At the still point of the turning world. Neither flesh nor fleshless;

Neither from nor towards; at the still point, there the dance is,

But neither arrest nor movement. And do not call it fixity,

Where past and future are gathered. Neither movement from nor towards,

Neither ascent nor decline. Except for the point, the still point,

There would be no dance, and there is only the dance.

I developed an interest in philosophical questions regarding time and years later published a phenomenological analysis of the experienced “now” that provided a way of understanding Plato’s insight that “time is the moving image of eternity.”

These two moments—and that of my friend in the Amazon—were divine shafts of light breaking through the clouds, as are many experiences people gloss over and relegate to their mental attics.

Later, I was told,

Think about epiphanic experiences. When did you feel close to Me or most spiritually open?

“I can only remember the two experiences. The first was the I-Thou with a drop of water.”

Yes, that is very significant. What did you understand from that experience?

“I understood the subjectivity of all things … but I’m not sure that is quite right. I did not imagine the drop of water looking out at me or having feelings or the like. I just encountered the ‘suchness’ of it, its full independent integrity, my respect for it, that we were in some kind of relationship …”

That was an encounter with Me. I was in the drop of water. Why not? Where else would I be? I am in everything. You suddenly became open to My presence in that drop of water. You did not think of it that way, and you were right. It is not that I as a great mystical being somehow inhabited this tiny object, but you rightly experienced the drop for what it was, and that is precisely how I am “in” things.
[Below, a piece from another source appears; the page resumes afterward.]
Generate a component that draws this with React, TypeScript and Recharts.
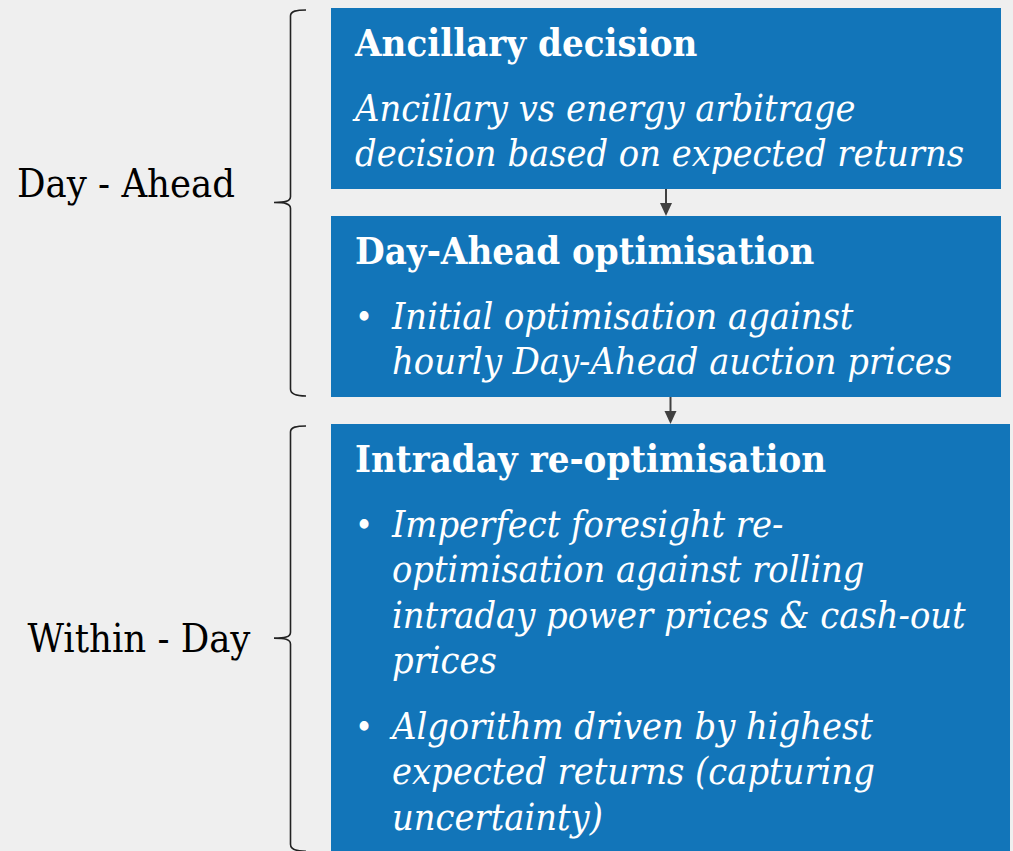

As you can tell, I am in each thing “fully.”

Thinking about Infinity

The radical thinking God asked for has really been beyond my intellectual reach.  I tried to think about infinity, for example.  It is certainly a daunting concept.  Every philosopher is aware of such puzzles as Zeno’s paradoxes and Immanuel Kant’s antinomies.
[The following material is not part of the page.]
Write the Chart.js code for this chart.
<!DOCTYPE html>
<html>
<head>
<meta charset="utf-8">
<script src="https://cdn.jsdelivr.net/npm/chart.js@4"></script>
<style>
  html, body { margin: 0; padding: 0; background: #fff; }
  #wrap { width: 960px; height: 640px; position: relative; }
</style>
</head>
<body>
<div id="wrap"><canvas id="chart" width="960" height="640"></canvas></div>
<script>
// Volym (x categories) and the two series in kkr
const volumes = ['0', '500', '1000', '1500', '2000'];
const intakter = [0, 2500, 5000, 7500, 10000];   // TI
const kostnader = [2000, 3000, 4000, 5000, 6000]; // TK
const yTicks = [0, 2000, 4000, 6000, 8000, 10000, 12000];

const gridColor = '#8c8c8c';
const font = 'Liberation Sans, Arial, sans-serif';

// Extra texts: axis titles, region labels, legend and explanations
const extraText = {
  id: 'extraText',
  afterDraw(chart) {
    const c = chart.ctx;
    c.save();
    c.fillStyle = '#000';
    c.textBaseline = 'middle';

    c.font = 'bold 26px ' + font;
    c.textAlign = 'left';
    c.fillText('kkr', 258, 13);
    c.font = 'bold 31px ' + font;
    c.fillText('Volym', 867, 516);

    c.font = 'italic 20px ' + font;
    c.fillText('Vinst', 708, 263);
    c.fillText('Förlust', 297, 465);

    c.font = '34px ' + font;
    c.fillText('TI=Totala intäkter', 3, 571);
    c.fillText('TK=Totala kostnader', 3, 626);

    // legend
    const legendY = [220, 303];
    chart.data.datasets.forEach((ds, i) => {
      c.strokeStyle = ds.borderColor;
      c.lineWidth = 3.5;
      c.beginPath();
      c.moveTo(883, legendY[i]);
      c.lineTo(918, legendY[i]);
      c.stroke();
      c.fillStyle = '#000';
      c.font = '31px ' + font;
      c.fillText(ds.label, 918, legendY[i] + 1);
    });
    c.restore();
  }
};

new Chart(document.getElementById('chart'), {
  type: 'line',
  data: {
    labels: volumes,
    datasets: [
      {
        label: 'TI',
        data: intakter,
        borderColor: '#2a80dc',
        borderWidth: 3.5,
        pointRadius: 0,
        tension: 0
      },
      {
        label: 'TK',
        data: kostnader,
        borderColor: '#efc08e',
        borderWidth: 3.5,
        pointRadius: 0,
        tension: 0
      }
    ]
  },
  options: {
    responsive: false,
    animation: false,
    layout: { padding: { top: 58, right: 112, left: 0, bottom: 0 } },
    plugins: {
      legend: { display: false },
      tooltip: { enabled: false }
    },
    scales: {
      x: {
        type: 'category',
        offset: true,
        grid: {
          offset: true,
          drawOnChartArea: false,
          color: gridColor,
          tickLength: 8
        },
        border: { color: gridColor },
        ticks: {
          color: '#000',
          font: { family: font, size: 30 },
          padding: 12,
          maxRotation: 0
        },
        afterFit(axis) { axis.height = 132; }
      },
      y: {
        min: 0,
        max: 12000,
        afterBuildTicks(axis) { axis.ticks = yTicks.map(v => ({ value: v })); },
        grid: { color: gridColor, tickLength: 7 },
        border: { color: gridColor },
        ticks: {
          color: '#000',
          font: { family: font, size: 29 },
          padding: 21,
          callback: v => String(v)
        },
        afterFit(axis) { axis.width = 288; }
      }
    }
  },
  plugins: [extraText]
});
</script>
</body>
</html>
The Greek philosopher Zeno argued that, if the tortoise has a head start, Achilles can never overtake him.  Once he catches up with the tortoise’s previous position, the tortoise will have moved forward.  Achilles will now have to reach the tortoise’s new position but, by the time he does so, the tortoise will have moved forward again, even if only a little way, and Achilles will have to catch up to that position, by which time the tortoise will have inched forward yet again, and so on.  Since there are an infinite number of points between the tortoise and the goal post, and an infinite number of points can never be transversed in finite time, Achilles can never catch the tortoise.  Of course, in real life, he could.  That’s why it is a paradox.

Kant’s antinomies are more metaphysical than mathematical but also have to do with infinity.  For example, either the world had a beginning or it did not (these alternatives are the antinomies or contradictories).  If it did, one wonders what happened before that?  And if it did not, there would have to be an infinite number of moments in the past, and is that really conceivable?
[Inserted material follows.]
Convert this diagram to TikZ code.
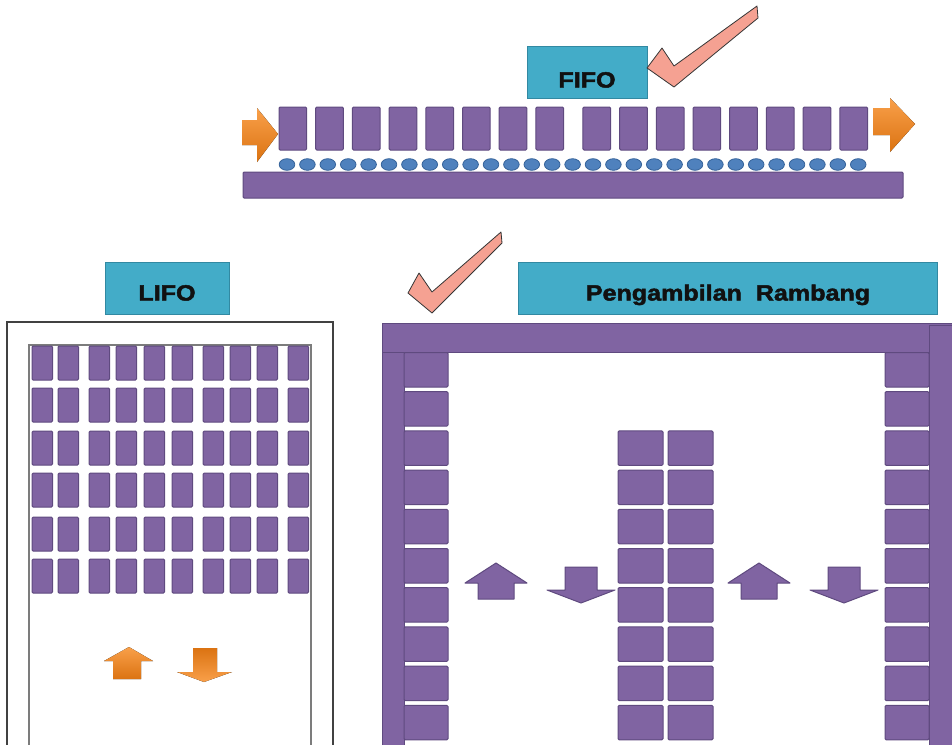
\documentclass[tikz,border=0pt]{standalone}
\usepackage{fontspec}
\setsansfont{Liberation Sans}
\newfontfamily\tagfont[FakeStretch=1.14,FakeBold=2.2]{Liberation Sans Bold}
\usetikzlibrary{calc}
\definecolor{ink}{HTML}{111111}
\definecolor{plumc}{HTML}{8064A2}
\definecolor{pluml}{HTML}{5F4A7F}
\definecolor{tagc}{HTML}{43ACC8}
\definecolor{tagl}{HTML}{3289A2}
\definecolor{peach}{HTML}{F5A192}
\definecolor{rollc}{HTML}{4F81BD}
\definecolor{rolll}{HTML}{36639A}
\definecolor{orgl}{HTML}{F9A04A}
\definecolor{orgd}{HTML}{DB7312}

\begin{document}
\begin{tikzpicture}[x=1pt, y=-1pt,
  crate/.style={fill=plumc, draw=pluml, line width=1pt, rounded corners=1.2pt},
  plumarrow/.style={fill=plumc, draw=pluml, line width=1pt, line join=round},
  tagbox/.style={fill=tagc, draw=tagl, line width=1pt, minimum height=52pt,
    inner sep=0, text=ink, text depth=0pt,
    font=\tagfont\fontsize{22}{26}\selectfont},
  okmark/.style={fill=peach, draw=ink!85, line width=0.8pt, line join=round},
  roller/.style={fill=rollc, draw=rolll, line width=0.8pt},
  wall/.style={draw=ink!80, line width=1.1pt},
  orgup/.style={top color=orgl, bottom color=orgd},
  orgdown/.style={top color=orgd, bottom color=orgl}]

\useasboundingbox (0,0) rectangle (952,744);
\clip (0,0) rectangle (952,744);

% FIFO: conveyor
\node[tagbox, minimum width=120pt, text height=31pt] (fifo) at (587,72) {FIFO};
\draw[okmark] (647,68) -- (662,48) -- (674,66) -- (757,6) -- (758,18)
  -- (674,87) -- cycle;

\foreach \i in {0,...,15}{
  \pgfmathsetmacro{\bx}{279+\i*36.7+(\i>7)*10.3}
  \draw[crate] (\bx,107) rectangle ++(27.7,43);
}
\foreach \i in {0,...,28}
  \draw[roller] ({287+\i*20.4},164.5) ellipse [x radius=7.8, y radius=5.8];
\draw[crate] (243,172) rectangle (903,198);

\fill[orgup] (242,120) -- (257,120) -- (257,108) -- (278,134) -- (257,162)
  -- (257,145) -- (242,145) -- cycle;
\fill[orgup] (873,108) -- (890,108) -- (890,98) -- (915,124) -- (890,152)
  -- (890,135) -- (873,135) -- cycle;

% LIFO: drive-in rack
\node[tagbox, minimum width=124pt, text height=25pt] (lifo) at (167,288) {LIFO};

\draw[wall] (7,750) -- (7,322) -- (333,322) -- (333,750);
\draw[wall, draw=ink!55] (29,750) -- (29,345) -- (311,345) -- (311,750);
\foreach \gx in {32,58,89,116,144,172,203,230,257,288}
  \foreach \gy in {346,388,431,473,517,559}
    \draw[crate] (\gx,\gy) rectangle ++(20.5,34);

\fill[orgup] (129,647) -- (153,661) -- (141,661) -- (141,679) -- (113,679)
  -- (113,661) -- (104,661) -- cycle;
\fill[orgdown] (193,648) -- (217,648) -- (217,672) -- (232,672) -- (204,682)
  -- (177,672) -- (193,672) -- cycle;

% random picking: open rack
\node[tagbox, minimum width=419pt, text height=25pt] (rambang) at (728,288)
  {Pengambilan\ \ Rambang};
\draw[okmark] (408,293) -- (419,273) -- (432,292) -- (501,232) -- (502,243)
  -- (432,313) -- cycle;

\draw[crate, rounded corners=0pt] (382,323) rectangle (955,352);
\draw[crate, rounded corners=0pt] (929,325) rectangle (960,760);
\draw[crate, rounded corners=0pt] (382,352) rectangle (404,760);

\foreach \k in {0,...,9}{
  \pgfmathsetmacro{\ry}{352.5+\k*39.2}
  \draw[crate] (404,\ry) rectangle ++(44,34.5);
  \draw[crate] (885,\ry) rectangle ++(44,34.5);
  \ifnum\k>1
    \draw[crate] (618,\ry) rectangle ++(45,34.5);
    \draw[crate] (668,\ry) rectangle ++(45,34.5);
  \fi
}

\foreach \ux in {496,759}
  \draw[plumarrow] (\ux,563) -- ++(31,20) -- ++(-13,0) -- ++(0,16)
    -- ++(-36,0) -- ++(0,-16) -- ++(-13,0) -- cycle;
\foreach \dx in {581,844}
  \draw[plumarrow] (\dx-16,567) -- ++(32,0) -- ++(0,23) -- ++(18,0)
    -- (\dx,603) -- (\dx-34,590) -- ++(18,0) -- cycle;

\end{tikzpicture}
\end{document}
There were world-class physicists at a conference I attended.  One reported that mathematicians had now proved you can have an infinite space within a sphere—within a ball, in effect.  He said it made no sense to him but, since mathematicians had proved it, he had to accept it.  A great deal of contemporary science doesn’t “make sense.”  While I was balking at giving up my categories for understanding the nature of God, I saw what scientists have to believe when they do quantum mechanics.  They have to believe that some subatomic particles do not actually have a location prior to being observed.  They have to believe that a certain change in one particle is always followed by the opposite change in another particle even though there is no contact between them and no way for the second particle to “know” which way the first particle changed.  If tough-minded physicists could be that flexible, surely I could too.

I did try to think about infinity.  One of the basic paradoxes in the philosophical tradition concerns whether it makes sense to have an actual or completed infinity.  No matter how large the number, you can always add “plus one.”  So it seems that the number series simply goes on forever and can never be completed.  If so, infinity is more a process term than the description of an actuality.  It expresses the possibility of a larger number, not the actuality of an infinite quantity.  But that seems to mean that no thing or being could actually be infinite.  The number series can always go on, but each number is the end point of a finite series of numbers.  That means that God could not actually be infinite.

I wondered if that was adequate.  I tried to think of a completed infinite.  In our home, we have two mirrors that face each other.  Each one mirrors the other, and mirrors the other mirroring the other, and so on, with the result that one sees an infinite series of mirrorings in each mirror.  And they all exist fully and in the present, not just as a series running into the future.  Maybe, I thought, this was an actual or complete infinite.  But, no, the mirror images get smaller and smaller but at some point they are presumably too small to be mirrored, so there are a finite number of reflected images after all.  Moreover, although the images seem to us to all exist at the present moment, in fact light takes time to go back and forth, and that means there is really a series of images.  Even if the series could go on forever, it would never be completed.

Perhaps I was on the wrong track.  What is meant when people say that God is infinite?  Do they mean some kind of actual or completed infinite?  Or is it another way to say that nothing is missing.  That is a less puzzling idea.  In a perfect painting, nothing is missing.  There is nothing to be added.  Perhaps that is a thought in the right direction.

Then I remembered:  I had already asked God, Are You infinite?  The answer was “I am boundless.”  It is not clear what “boundless” means.  Literally, it would mean “without bounds or limits.”  But the next two answers may be relevant here.  I had asked about omniscience, in effect, infinite knowledge, and was told, “I know everything that is important.”  And I had asked about omnipotence—infinite power—and was told, “I can do everything I want (care) to do.”  That sounds more like the perfect painting.